I just finished reading Sherry Turkle’s Reclaiming Conversation which was chock full of truisms and presents a challenge to all of us to consider how we communicate. She makes a case for setting limits on technology tools, particularly our phones, and taking a good look at the value and importance of real voices and human eye contact in face to face conversation. Turkle believes students today lack empathy for others because our constant connectivity in digital spaces reduces friendship to a “performance” rather than a relationship.

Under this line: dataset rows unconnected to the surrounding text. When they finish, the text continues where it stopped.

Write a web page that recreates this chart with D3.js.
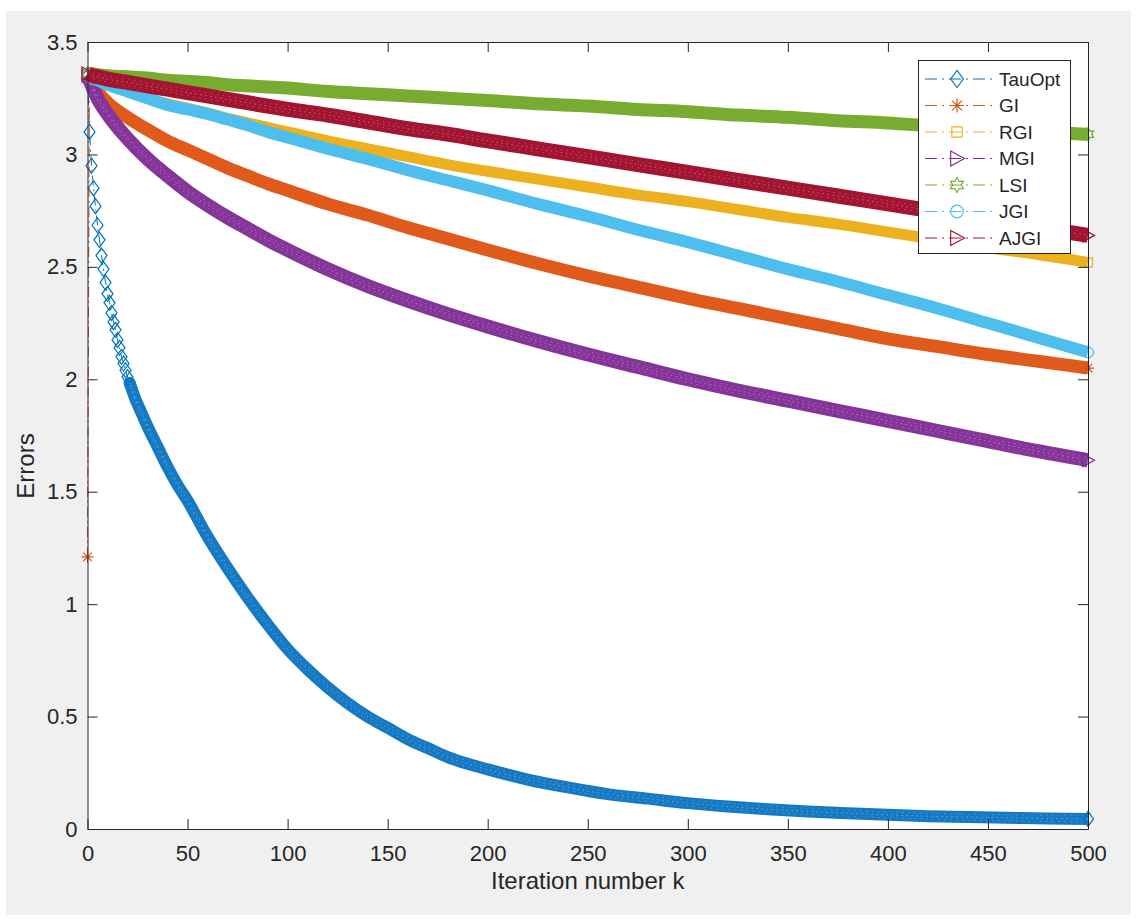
<!DOCTYPE html>
<html><head><meta charset="utf-8">
<script src="https://cdn.jsdelivr.net/npm/d3@7"></script>
<style>body{margin:0;background:#fff;} svg{display:block;}</style>
</head><body>
<svg id="chart" width="1141" height="919"></svg>
<script>
// ---------------- DATA ----------------
const seriesNames = ["TauOpt", "GI", "RGI", "MGI", "LSI", "JGI", "AJGI"];

// TauOpt: iteration numbers and errors
const iterTauOpt = [0,1,2,3,4,5,6,7,8,9,10,11,12,13,14,15,16,17,18,19,20,21,22,23,24,25,26,27,28,29,30,35,40,45,50,60,70,80,90,100,110,120,130,140,150,160,170,180,190,200,220,240,260,280,300,320,340,360,380,400,420,440,460,480,500];
const errTauOpt = [3.35,3.10,2.95,2.85,2.77,2.685,2.62,2.55,2.49,2.43,2.38,2.34,2.295,2.255,2.22,2.175,2.14,2.10,2.07,2.04,2.01,1.985,1.96,1.935,1.91,1.89,1.87,1.85,1.83,1.81,1.79,1.70,1.61,1.53,1.46,1.30,1.16,1.03,0.91,0.80,0.71,0.63,0.56,0.50,0.45,0.40,0.36,0.32,0.29,0.265,0.22,0.185,0.155,0.135,0.115,0.10,0.088,0.078,0.07,0.063,0.057,0.053,0.05,0.047,0.045];

// shared iteration grid for the other methods
const iterGrid = [0,1,5,10,20,30,40,50,60,70,80,90,100,120,140,160,180,200,225,250,275,300,325,350,375,400,425,450,475,500];
const errGI   = [1.21,3.33,3.28,3.23,3.165,3.11,3.06,3.02,2.98,2.94,2.905,2.87,2.84,2.78,2.73,2.675,2.625,2.575,2.515,2.46,2.41,2.36,2.315,2.27,2.225,2.18,2.145,2.11,2.08,2.05];
const errRGI  = [3.35,3.345,3.33,3.31,3.28,3.25,3.225,3.205,3.185,3.16,3.14,3.12,3.10,3.06,3.025,2.99,2.955,2.925,2.89,2.855,2.82,2.79,2.755,2.72,2.69,2.655,2.62,2.585,2.555,2.52];
const errMGI  = [3.35,3.33,3.25,3.18,3.07,2.98,2.905,2.835,2.775,2.72,2.67,2.62,2.575,2.49,2.415,2.35,2.29,2.235,2.17,2.11,2.055,2.0,1.95,1.905,1.86,1.815,1.77,1.725,1.68,1.64];
const errLSI  = [3.36,3.36,3.355,3.35,3.345,3.34,3.33,3.325,3.32,3.31,3.305,3.30,3.295,3.28,3.27,3.26,3.25,3.24,3.225,3.215,3.20,3.19,3.175,3.165,3.15,3.14,3.125,3.115,3.10,3.09];
const errJGI  = [3.35,3.345,3.33,3.31,3.28,3.25,3.22,3.20,3.18,3.155,3.13,3.10,3.075,3.025,2.98,2.93,2.885,2.84,2.78,2.725,2.665,2.61,2.55,2.49,2.435,2.375,2.315,2.25,2.185,2.12];
const errAJGI = [3.36,3.355,3.345,3.335,3.32,3.305,3.29,3.275,3.26,3.245,3.23,3.215,3.20,3.175,3.145,3.115,3.09,3.06,3.025,2.99,2.955,2.92,2.885,2.85,2.815,2.78,2.745,2.71,2.675,2.64];

const xTicks = [0,50,100,150,200,250,300,350,400,450,500];
const yTicks = [0,0.5,1,1.5,2,2.5,3,3.5];
const xLabel = "Iteration number k";
const yLabel = "Errors";

// ---------------- STYLE ----------------
const colors = ["#0072BD","#D95319","#EDB120","#7E2F8E","#77AC30","#4DBEEE","#A2142F"];
const bandColors = ["#1579c4","#e05a1c","#EDB120","#85359a","#77AC30","#4DBEEE","#A2142F"];
const markers = ["diamond","asterisk","square","triRight","hexagram","circle","triRight"];
const bandWidth = [12,13,11,14,13,12,15];
const bandFromIter = [21,1,0,0,0,0,0];
const textured = [true,false,false,true,false,false,true];

const series = [
  {iters: iterTauOpt, errs: errTauOpt},
  {iters: iterGrid, errs: errGI},
  {iters: iterGrid, errs: errRGI},
  {iters: iterGrid, errs: errMGI},
  {iters: iterGrid, errs: errLSI},
  {iters: iterGrid, errs: errJGI},
  {iters: iterGrid, errs: errAJGI}
].map((s,i)=>({name: seriesNames[i], points: s.iters.map((k,j)=>({k, v: s.errs[j]}))}));

function markerPath(type){
  const p = d3.path();
  if(type==="diamond"){ p.moveTo(0,-7.5); p.lineTo(5.5,0); p.lineTo(0,7.5); p.lineTo(-5.5,0); p.closePath(); }
  else if(type==="square"){ p.rect(-4.5,-4.5,9,9); }
  else if(type==="triRight"){ p.moveTo(-5.5,-6.5); p.lineTo(6.5,0); p.lineTo(-5.5,6.5); p.closePath(); }
  else if(type==="circle"){ p.moveTo(5.5,0); p.arc(0,0,5.5,0,2*Math.PI); }
  else if(type==="asterisk"){
    const r=6, d=r*0.7071;
    p.moveTo(-r,0); p.lineTo(r,0); p.moveTo(0,-r); p.lineTo(0,r);
    p.moveTo(-d,-d); p.lineTo(d,d); p.moveTo(-d,d); p.lineTo(d,-d);
  }
  else if(type==="hexagram"){
    const R=6.5, r=3.6;
    for(let i=0;i<12;i++){
      const a = -Math.PI/2 + i*Math.PI/6;
      const rr = i%2===0?R:r;
      if(i===0) p.moveTo(rr*Math.cos(a), rr*Math.sin(a)); else p.lineTo(rr*Math.cos(a), rr*Math.sin(a));
    }
    p.closePath();
  }
  return p.toString();
}

// ---------------- CHART ----------------
const FONT = "'Liberation Sans', Arial, Helvetica, sans-serif";
const TXT = "#262626";
const svg = d3.select("#chart");
svg.append("rect").attr("x",6).attr("y",11).attr("width",1125).attr("height",904).attr("fill","#f0f0f0");

const x = d3.scaleLinear().domain([0,500]).range([87.5,1088]);
const y = d3.scaleLinear().domain([0,3.5]).range([829,42]);

svg.append("rect").attr("x",x(0)).attr("y",y(3.5)).attr("width",x(500)-x(0)).attr("height",y(0)-y(3.5)).attr("fill","#ffffff");

const lineThin = d3.line().x(d=>x(d.k)).y(d=>y(d.v));
const lineBand = d3.line().x(d=>x(d.k)).y(d=>y(d.v)).curve(d3.curveMonotoneX);

const gData = svg.append("g");
series.forEach((s,i)=>{
  const g = gData.append("g");
  const bandPts = s.points.filter(d=>d.k>=bandFromIter[i]);
  const last = s.points[s.points.length-1];
  g.append("path").attr("d", lineThin(s.points)).attr("fill","none")
    .attr("stroke", colors[i]).attr("stroke-width",1).attr("stroke-dasharray","10,4,2,4");
  g.append("path").attr("d", lineBand(bandPts)).attr("fill","none")
    .attr("stroke", bandColors[i]).attr("stroke-width", bandWidth[i])
    .attr("stroke-linejoin","round").attr("stroke-linecap","butt");
  if(bandFromIter[i]>1){
    // rounded start where the separate markers merge into a band
    g.append("circle").attr("cx", x(bandPts[0].k)).attr("cy", y(bandPts[0].v))
      .attr("r", bandWidth[i]/2).attr("fill", bandColors[i]);
  }
  if(textured[i]){
    [-3,0,3].forEach(off=>{
      g.append("path").attr("d", lineBand(bandPts)).attr("fill","none")
        .attr("transform",`translate(0,${off})`)
        .attr("stroke","#ffffff").attr("stroke-opacity",0.35).attr("stroke-width",1)
        .attr("stroke-dasharray", off===0 ? "1.5,3.5" : "1,5");
    });
  }
  const mk = s.points.filter(d=>d.k<bandFromIter[i] || d===last || d.k===0);
  g.selectAll("path.mk").data(mk).join("path").attr("class","mk")
    .attr("d", markerPath(markers[i]))
    .attr("transform", d=>`translate(${x(d.k)},${y(d.v)})`)
    .attr("fill","none").attr("stroke", colors[i]).attr("stroke-width",1.2);
});

// axes
function styleAxis(g){
  g.selectAll("path.domain").attr("stroke",TXT).attr("stroke-width",1);
  g.selectAll(".tick line").attr("stroke",TXT);
  g.selectAll(".tick text").attr("fill",TXT).attr("font-family",FONT).attr("font-size",22);
}
svg.append("g").attr("transform",`translate(0,${y(0)})`)
  .call(d3.axisBottom(x).tickValues(xTicks).tickSizeInner(-10).tickSizeOuter(0).tickPadding(16).tickFormat(d3.format("d")))
  .call(styleAxis);
svg.append("g").attr("transform",`translate(${x(0)},0)`)
  .call(d3.axisLeft(y).tickValues(yTicks).tickSizeInner(-10).tickSizeOuter(0).tickPadding(10).tickFormat(d=>String(d)))
  .call(styleAxis);
svg.append("g").attr("transform",`translate(0,${y(3.5)})`)
  .call(d3.axisTop(x).tickValues(xTicks).tickSizeInner(-10).tickSizeOuter(0).tickFormat(""))
  .call(styleAxis);
svg.append("g").attr("transform",`translate(${x(500)},0)`)
  .call(d3.axisRight(y).tickValues(yTicks).tickSizeInner(-10).tickSizeOuter(0).tickFormat(""))
  .call(styleAxis);

svg.append("text").attr("x",(x(0)+x(500))/2).attr("y",889).attr("text-anchor","middle")
  .attr("font-family",FONT).attr("font-size",24).attr("fill",TXT).text(xLabel);
svg.append("text").attr("transform","translate(34,466) rotate(-90)").attr("text-anchor","middle")
  .attr("font-family",FONT).attr("font-size",24).attr("fill",TXT).text(yLabel);

// legend
const lg = svg.append("g");
lg.append("rect").attr("x",918.5).attr("y",60.5).attr("width",152).attr("height",193)
  .attr("fill","#ffffff").attr("stroke",TXT).attr("stroke-width",1);
seriesNames.forEach((n,i)=>{
  const cy = 79 + i*26.5;
  lg.append("line").attr("x1",925).attr("x2",996).attr("y1",cy).attr("y2",cy)
    .attr("stroke",colors[i]).attr("stroke-width",1).attr("stroke-dasharray","12,5,2,5");
  lg.append("path").attr("d",markerPath(markers[i])).attr("transform",`translate(957,${cy}) scale(1.15)`)
    .attr("fill","none").attr("stroke",colors[i]).attr("stroke-width",1);
  lg.append("text").attr("x",999).attr("y",cy).attr("dy","0.35em")
    .attr("font-family",FONT).attr("font-size",19).attr("fill",TXT).text(n);
});
</script>
</body></html>
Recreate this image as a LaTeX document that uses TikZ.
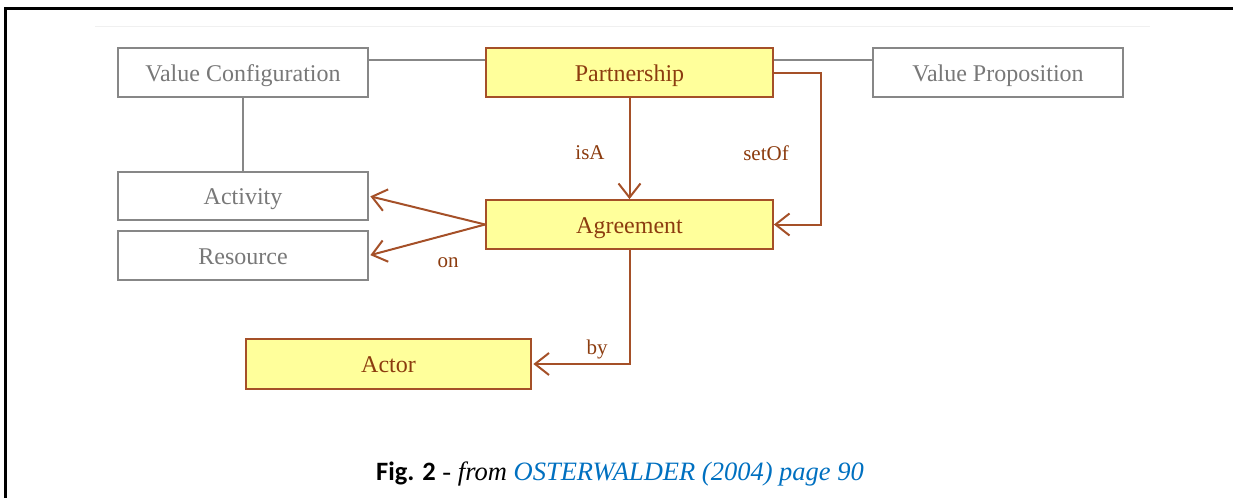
\documentclass[tikz,border=0pt]{standalone}
\usepackage{fontspec}
\setmainfont{Liberation Serif}
\newfontfamily\capfont{Carlito}
\usetikzlibrary{arrows.meta}
\definecolor{greyline}{RGB}{135,135,135}
\definecolor{greytext}{RGB}{120,120,120}
\definecolor{brownline}{RGB}{165,80,40}
\definecolor{browntext}{RGB}{140,60,15}
\definecolor{boxyellow}{RGB}{255,255,155}
\definecolor{linkblue}{RGB}{0,112,192}
\tikzset{
  greybox/.style={draw=greyline, line width=1.8pt, fill=white, text=greytext,
    minimum width=250pt, minimum height=49pt, inner sep=0pt,
    text height=18pt, text depth=1pt,
    font=\fontsize{24}{27}\selectfont},
  yelbox/.style={draw=brownline, line width=1.8pt, fill=boxyellow, text=browntext,
    minimum width=287pt, minimum height=49pt, inner sep=0pt,
    text height=18pt, text depth=1pt,
    font=\fontsize{24}{27}\selectfont},
  greyconn/.style={draw=greyline, line width=1.8pt},
  brownconn/.style={draw=brownline, line width=2pt,
    -{Straight Barb[length=14pt,width=22pt,line width=2pt]}},
  lbl/.style={text=browntext, font=\fontsize{21}{23}\selectfont, inner sep=0pt}
}
\begin{document}
\begin{tikzpicture}[x=1pt,y=-1pt]
\useasboundingbox (0,0) rectangle (1233,498);
% frame
\draw[line width=2.5pt] (1233,8.5) -- (5.5,8.5) -- (5.5,498);
\draw[black!6, line width=1pt] (95,26) -- (1150,26);
% nodes
\node[greybox] (vc) at (243,72.5) {Value Configuration};
\node[yelbox] (ps) at (629.5,72.5) {Partnership};
\node[greybox] (vp) at (998,72.5) {Value Proposition};
\node[greybox, minimum height=48pt] (act) at (243,196) {Activity};
\node[greybox] (res) at (243,255.5) {Resource};
\node[yelbox] (ag) at (629.5,224.5) {Agreement};
\node[yelbox, minimum width=285pt, minimum height=50pt] (actor) at (388.5,364) {Actor};
% grey connectors
\draw[greyconn] ([yshift=12.5pt]vc.east) -- ([yshift=12.5pt]ps.west);
\draw[greyconn] ([yshift=12.5pt]ps.east) -- ([yshift=12.5pt]vp.west);
\draw[greyconn] (vc.south) -- (act.north);
% brown connectors
\draw[brownconn] (ps.south) -- (ag.north);
\draw[brownconn] (ps.east) -- ++(47,0) |- (ag.east);
\draw[brownconn, shorten >=1.5pt] (ag.west) -- (act.east);
\draw[brownconn, shorten >=1.5pt] (ag.west) -- (res.east);
\draw[brownconn, shorten >=1.5pt] (ag.south) |- (actor.east);
% labels
\node[lbl] (lisa) at (590,153) {isA};
\node[lbl] (lset) at (766,153) {setOf};
\node[lbl] (lon) at (448,263) {on};
\node[lbl] (lby) at (597,349) {by};
% caption
\node[inner sep=0pt, anchor=base] (cap) at (620,480)
  {\fontsize{26.5}{30}\selectfont{\capfont\bfseries Fig. 2} - \textit{from} \textcolor{linkblue}{\textit{OSTERWALDER (2004) page 90}}};
\end{tikzpicture}
\end{document}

In addition to the preference of texting over talking and the performance of “an edited life” on social media, young people are bombarded by information all around them and have grown up in a state of distraction. Television increasingly brings us BREAKING NEWS with a constant crawl on non-related topics scrolling across the screen and dramatic special effects hyping what is suppose to inform us.
Not only are we now comfortable with constant distraction, we consider nonstop interruption a normal state of affairs as our devices ding and beep in our pockets. Turkle says, “We forget how unusual this has become, that many young people are growing up without ever having experienced unbroken conversations either at the dinner table or when they take a walk with parents or friends. For them, phones have always come along” p. 16.
Are you concerned about the effects of mobile devices and where global digital participatory culture is heading? Do you feel like you have a handle on balancing your “digital double” (Turkle’s term for our online selves)?